Soviet experts in the West have known of the KGB'S disinformation activities for years; dealing with them is quite another matter. For the first time, French authorities have begun to crack down on the practice. In the past 15 months, two writers have been arrested and charged with using secret foreign contacts to jeopardize national security. Other French journalists are wondering whether the campaign against disinformation is beginning to restrict the free flow of information.

The first case involves Pierre Charles Pathé, 70, the son of pioneer French Film Producer Charles Pathé. An avowed admirer of the U.S.S.R., Pathé was arrested in 1979 after leaving a long trail of liaisons with Soviet diplomats and intelligence agents. He was accused of accepting money for disseminating Soviet disinformation through numerous writings dating back to 1959.

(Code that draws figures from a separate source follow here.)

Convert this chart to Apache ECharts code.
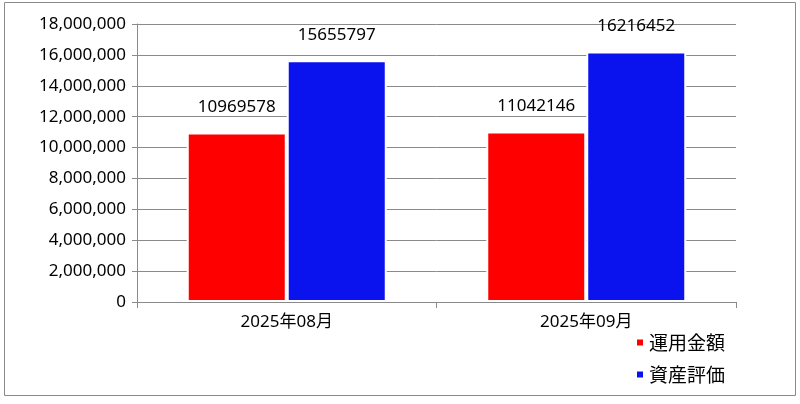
<!DOCTYPE html>
<html>
<head>
<meta charset="utf-8">
<script src="https://cdn.jsdelivr.net/npm/echarts@6/dist/echarts.min.js"></script>
<style>
html,body{margin:0;padding:0;background:#fff;}
#c{width:800px;height:404px;}
</style>
</head>
<body>
<div id="c"></div>
<script>
var categories = ['2025年08月', '2025年09月'];
var seriesNames = ['運用金額', '資産評価'];
var invested = [10969578, 11042146];
var valuation = [15655797, 16216452];
var yTicks = [0, 2000000, 4000000, 6000000, 8000000, 10000000, 12000000, 14000000, 16000000, 18000000];

var chart = echarts.init(document.getElementById('c'), null, {renderer: 'canvas'});
var font = '"Noto Sans", "Noto Sans CJK JP", sans-serif';
var cjk = '"Noto Sans CJK JP", "Noto Sans", sans-serif';
var gray = '#8a8a8a';

function barSeries(name, data, color) {
  return {
    name: name,
    type: 'bar',
    data: data,
    barWidth: 100,
    barGap: '0%',
    itemStyle: {color: color, borderColor: '#ffffff', borderWidth: 2},
    label: {
      show: true,
      position: 'top',
      distance: 17,
      color: '#000',
      fontFamily: font,
      fontSize: 17
    }
  };
}

chart.setOption({
  animation: false,
  backgroundColor: '#fff',
  graphic: [{
    type: 'rect',
    shape: {x: 4.5, y: 2.5, width: 791, height: 393},
    style: {fill: 'none', stroke: gray, lineWidth: 1},
    z: -10
  }],
  grid: {left: 137, right: 64, top: 24, bottom: 102, containLabel: false},
  legend: {
    orient: 'vertical',
    left: 630,
    top: 328,
    icon: 'rect',
    itemWidth: 8,
    itemHeight: 8,
    itemGap: 13,
    textStyle: {fontFamily: cjk, fontSize: 19, color: '#000'},
    data: seriesNames
  },
  xAxis: {
    type: 'category',
    data: categories,
    z: 10,
    axisLine: {lineStyle: {color: gray, width: 1}},
    axisTick: {show: true, length: 6, lineStyle: {color: gray}},
    axisLabel: {fontFamily: font, fontSize: 17, color: '#000', margin: 12}
  },
  yAxis: {
    type: 'value',
    min: yTicks[0],
    max: yTicks[yTicks.length - 1],
    interval: yTicks[1] - yTicks[0],
    axisLine: {show: true, lineStyle: {color: gray, width: 1}},
    axisTick: {show: true, length: 5, lineStyle: {color: gray}},
    splitLine: {show: true, lineStyle: {color: gray, width: 1}},
    axisLabel: {
      fontFamily: font, fontSize: 17, color: '#000', margin: 11,
      formatter: function (v) { return v.toLocaleString('en-US'); }
    }
  },
  series: [
    barSeries(seriesNames[0], invested, '#ff0000'),
    barSeries(seriesNames[1], valuation, '#0a12ee')
  ]
});
</script>
</body>
</html>
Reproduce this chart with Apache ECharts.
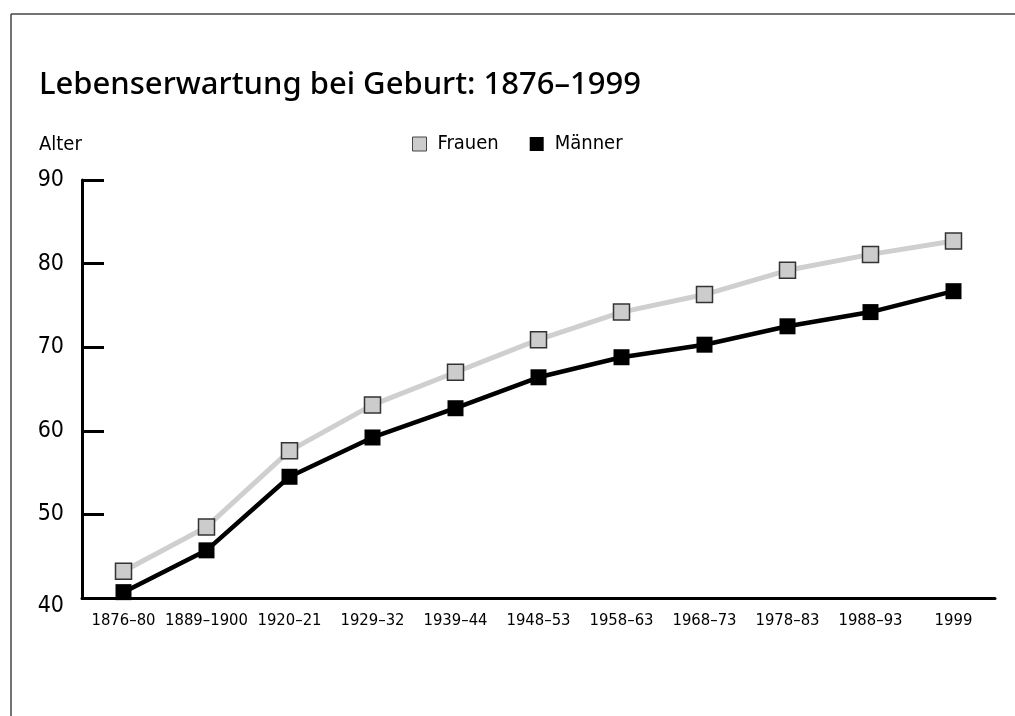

After his arrest, Pathé helped police fill in the missing KGB names and dates in the 15 years' worth of notebooks taken from his Paris apartment. He assisted in pinpointing some 50,000 francs in his bank account as Soviet payments. The money, he said, represented author's fees for Soviet rights to his book and many articles. His regular intelligence contacts, he claimed, were simply journalistic sources for gathering information—not spreading disinformation.

Pathé was tried last May, but for the most part his writing was not examined in court. Compared with the normal stream of invective and accusations running through France's hyperactive partisan press, Pathé's personal editorializing seemed tame indeed. As one French intelligence officer acknowledges, "If the court had only ruled on what Pathé wrote, he would not have been condemned."